中国韵文里头的“奔迸的表情法”(参考文帖)

作者: 笑独行 | 来源:发表于2020-07-08 23:39 被阅读0次

    中国韵文里头的“奔迸的表情法”

    @[民国]梁启超[原文]

    @铁山青士(笑独行)[摘编]

    向来写情感的,多半是以含蓄蕴藉为原则。……但是有一类的情感,是要忽然奔迸一泻无余的。我们可以给这类文学起一个名,叫做“奔迸的表情法”。例如碰着意外的过度的刺激,大叫一声或大哭一场或大跳一阵,在这种时候,含蓄蕴藉是一点用不着。……

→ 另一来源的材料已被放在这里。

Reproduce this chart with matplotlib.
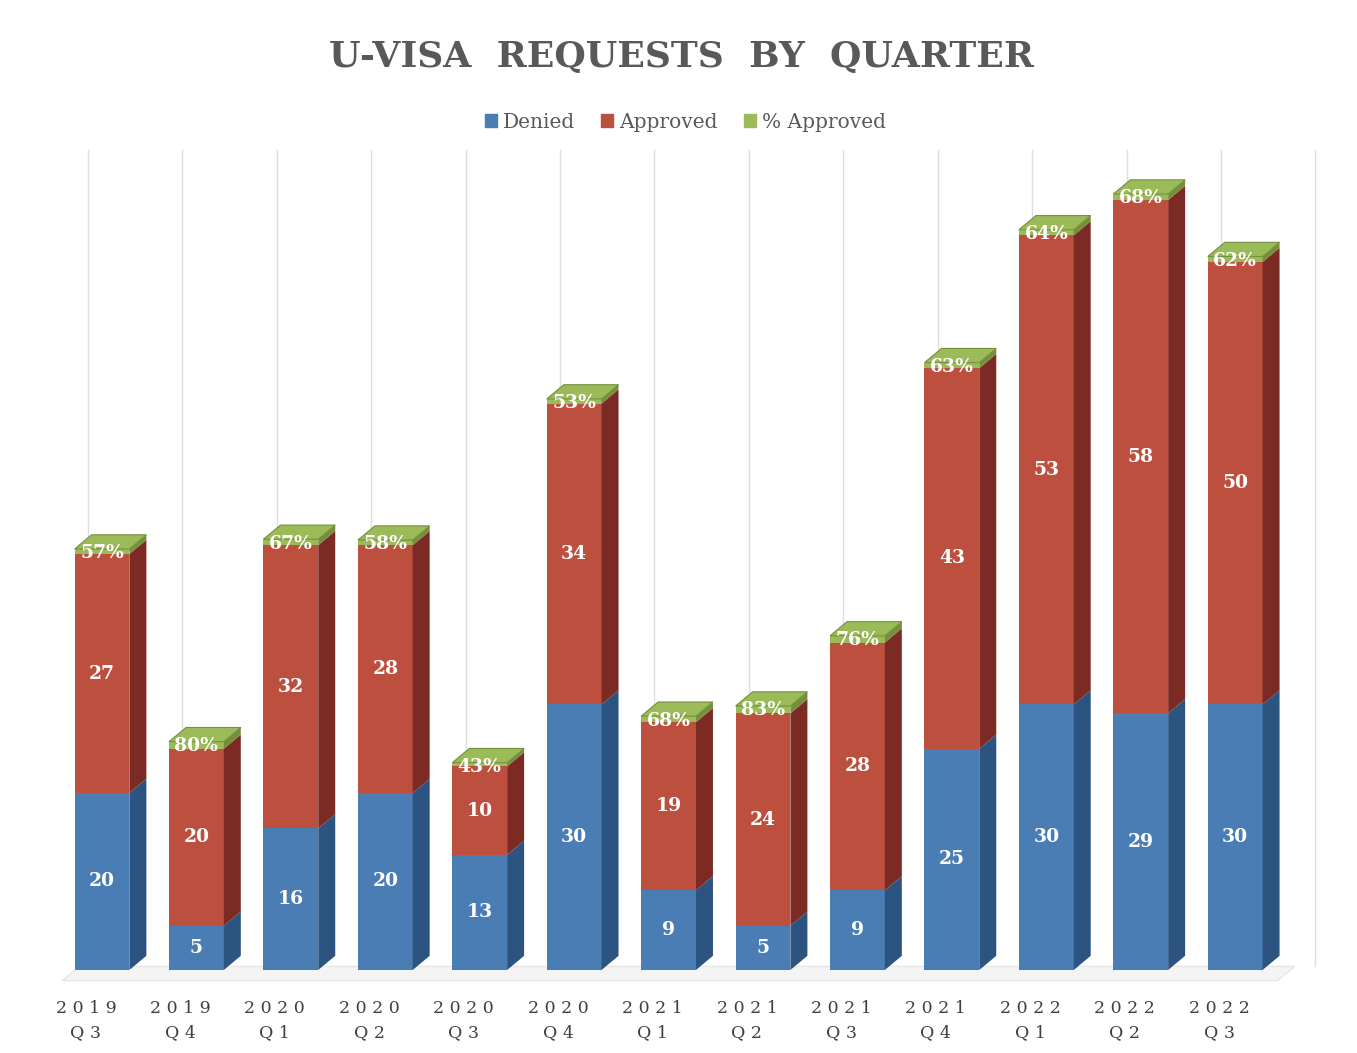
import matplotlib
matplotlib.use("Agg")
import matplotlib.pyplot as plt
from matplotlib.patches import Polygon, Patch

quarters = ["2019\nQ3", "2019\nQ4", "2020\nQ1", "2020\nQ2", "2020\nQ3", "2020\nQ4", "2021\nQ1",
            "2021\nQ2", "2021\nQ3", "2021\nQ4", "2022\nQ1", "2022\nQ2", "2022\nQ3"]
denied = [20, 5, 16, 20, 13, 30, 9, 5, 9, 25, 30, 29, 30]
approved = [27, 20, 32, 28, 10, 34, 19, 24, 28, 43, 53, 58, 50]
pct_approved = [57, 80, 67, 58, 43, 53, 68, 83, 76, 63, 64, 68, 62]

# colours: front face, side face
blue = ("#4a7db3", "#2c5480")
red = ("#bd4f3f", "#7c2b24")
green = ("#9bbb59", "#758f3c")

W = 0.58   # bar width
DX = 0.18  # depth offset x
DY = 1.6   # depth offset y
FONT = "DejaVu Serif"

fig = plt.figure(figsize=(13.57, 10.53), dpi=100)
ax = fig.add_axes([0, 0, 1, 1])
ax.set_xlim(-1.08, 13.29)
ax.set_ylim(-9.38, 109.6)
ax.axis("off")

n = len(quarters)
xs = list(range(n))

# back wall grid lines
for k in range(n + 1):
    ax.plot([k - 0.15, k - 0.15], [0.5, 92.7], color="#dedede", lw=1, zorder=0)
# floor
floor = Polygon([(-0.42, -1.2), (12.45, -1.2), (12.63, 0.4), (-0.24, 0.4)], closed=True,
                facecolor="#f4f4f4", edgecolor="#e6e6e6", lw=1, zorder=1)
ax.add_patch(floor)


def box(x, y0, h, col, top=False):
    ax.bar(x, h, bottom=y0, width=W, color=col[0], edgecolor="none", zorder=2)
    r = x + W / 2
    side = Polygon([(r, y0), (r + DX, y0 + DY), (r + DX, y0 + h + DY), (r, y0 + h)],
                   closed=True, facecolor=col[1], edgecolor="none", zorder=2)
    ax.add_patch(side)
    if top:
        l = x - W / 2
        y1 = y0 + h
        tp = Polygon([(l, y1), (r, y1), (r + DX, y1 + DY), (l + DX, y1 + DY)],
                     closed=True, facecolor=col[0], edgecolor=col[1], lw=0.8, zorder=2)
        ax.add_patch(tp)


for i in xs:
    d = denied[i]
    a = approved[i]
    p = pct_approved[i] / 100
    box(i, 0, d, blue)
    box(i, d, a, red)
    box(i, d + a, p, green, top=True)
    ax.text(i, d / 2, str(d), color="white", fontsize=13.5, fontweight="bold",
            family=FONT, ha="center", va="center", zorder=3)
    ax.text(i, d + a / 2, str(a), color="white", fontsize=13.5, fontweight="bold",
            family=FONT, ha="center", va="center", zorder=3)
    ax.text(i, d + a + p - 0.5, str(pct_approved[i]) + "%", color="white", fontsize=13.5,
            fontweight="bold", family=FONT, ha="center", va="center", zorder=3)
    yr, q = quarters[i].split("\n")
    ax.text(i - 0.17, -4.4, " ".join(yr), color="#404040", fontsize=12.5, family=FONT,
            ha="center", va="center")
    ax.text(i - 0.17, -7.1, " ".join(q), color="#404040", fontsize=12.5, family=FONT,
            ha="center", va="center")

fig.text(0.502, 1 - 57 / 1053, "U-VISA  REQUESTS  BY  QUARTER", color="#595959",
         fontsize=26, fontweight="bold", family=FONT, ha="center", va="center")

handles = [Patch(color=blue[0], label="Denied"),
           Patch(color=red[0], label="Approved"),
           Patch(color=green[0], label="% Approved")]
leg = fig.legend(handles=handles, loc="center", bbox_to_anchor=(0.505, 1 - 122 / 1053),
                 ncol=3, frameon=False, handlelength=0.6, handleheight=0.6,
                 handletextpad=0.3, columnspacing=1.3,
                 prop={"family": FONT, "size": 14.5})
for t in leg.get_texts():
    t.set_color("#595959")

fig.savefig("out.png", dpi=100)
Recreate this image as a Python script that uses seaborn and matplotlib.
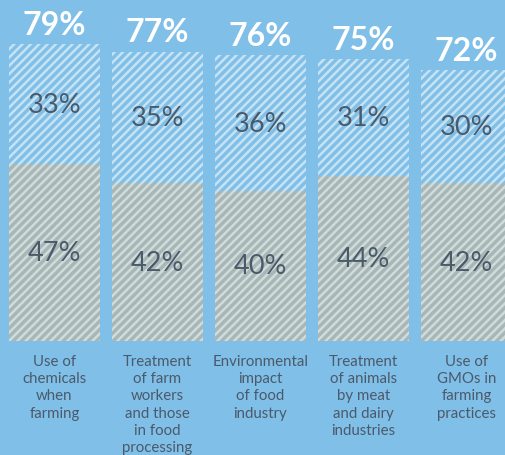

    [例如《诗经》里的《蓼莪》、《黄鸟》,《渡易水歌》。]

    古乐府里头有一首《箜篌引》,不知何人所作:据说是有一个狂夫,当冬天早上在河边“被发乱流而渡”,他的妻子从后面赶上来要拦他,拦不住,溺死了。他妻子做了一首“引”:

    公无渡河!公竟渡河!堕河而死,将奈公何。

    又有一首《陇头歌》,也不知谁人所作,大约是一位身世很可怜的独客。那歌有两叠:

    陇头流水,流离四下;念吾一身,飘然旷野。

    陇头流水,鸣声呜咽;遥望秦川,肝肠断绝。

    这些都是用极简单的语句,把极真的情感尽量表出;真所谓“一声《河满子》,双泪落君前”。你若要多著些话,或是说得委婉些,那么真面目完全丧掉了。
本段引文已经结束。